**Dataset excerpt**.

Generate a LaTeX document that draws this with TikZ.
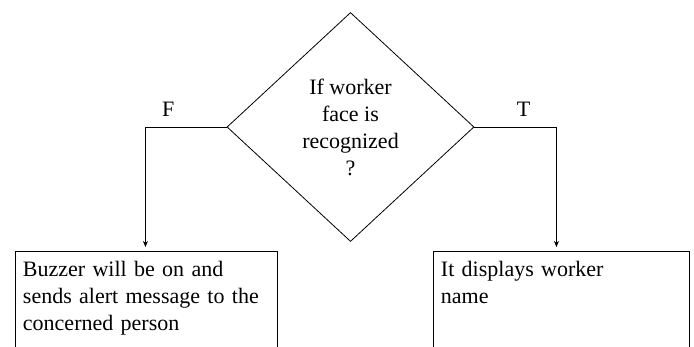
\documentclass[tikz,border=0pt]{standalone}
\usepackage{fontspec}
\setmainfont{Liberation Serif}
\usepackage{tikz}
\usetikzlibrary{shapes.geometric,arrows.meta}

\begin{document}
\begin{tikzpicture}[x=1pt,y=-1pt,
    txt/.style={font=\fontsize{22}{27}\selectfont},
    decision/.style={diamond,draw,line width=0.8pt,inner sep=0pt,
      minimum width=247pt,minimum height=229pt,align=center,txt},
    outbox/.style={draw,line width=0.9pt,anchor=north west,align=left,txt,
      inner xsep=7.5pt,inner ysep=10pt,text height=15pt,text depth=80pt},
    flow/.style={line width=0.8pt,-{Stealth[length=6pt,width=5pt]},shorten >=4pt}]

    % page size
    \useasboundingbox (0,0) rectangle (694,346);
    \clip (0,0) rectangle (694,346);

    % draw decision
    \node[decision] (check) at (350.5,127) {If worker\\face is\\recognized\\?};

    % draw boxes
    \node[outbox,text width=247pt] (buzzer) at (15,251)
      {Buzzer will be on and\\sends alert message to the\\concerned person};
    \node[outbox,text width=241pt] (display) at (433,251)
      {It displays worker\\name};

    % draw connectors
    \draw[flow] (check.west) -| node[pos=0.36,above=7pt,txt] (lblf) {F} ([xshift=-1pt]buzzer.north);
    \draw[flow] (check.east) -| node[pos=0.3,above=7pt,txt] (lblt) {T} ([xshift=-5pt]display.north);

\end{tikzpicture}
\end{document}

**Exercise instructions**.
Repeat the listing above exactly from its first line to the line containing "(check) at (350.5,127)", both included, and omit the pictures.

**Task result**.
Generate a LaTeX document that draws this with TikZ.
\documentclass[tikz,border=0pt]{standalone}
\usepackage{fontspec}
\setmainfont{Liberation Serif}
\usepackage{tikz}
\usetikzlibrary{shapes.geometric,arrows.meta}

\begin{document}
\begin{tikzpicture}[x=1pt,y=-1pt,
    txt/.style={font=\fontsize{22}{27}\selectfont},
    decision/.style={diamond,draw,line width=0.8pt,inner sep=0pt,
      minimum width=247pt,minimum height=229pt,align=center,txt},
    outbox/.style={draw,line width=0.9pt,anchor=north west,align=left,txt,
      inner xsep=7.5pt,inner ysep=10pt,text height=15pt,text depth=80pt},
    flow/.style={line width=0.8pt,-{Stealth[length=6pt,width=5pt]},shorten >=4pt}]

    % page size
    \useasboundingbox (0,0) rectangle (694,346);
    \clip (0,0) rectangle (694,346);

    % draw decision
    \node[decision] (check) at (350.5,127) {If worker\\face is\\recognized\\?};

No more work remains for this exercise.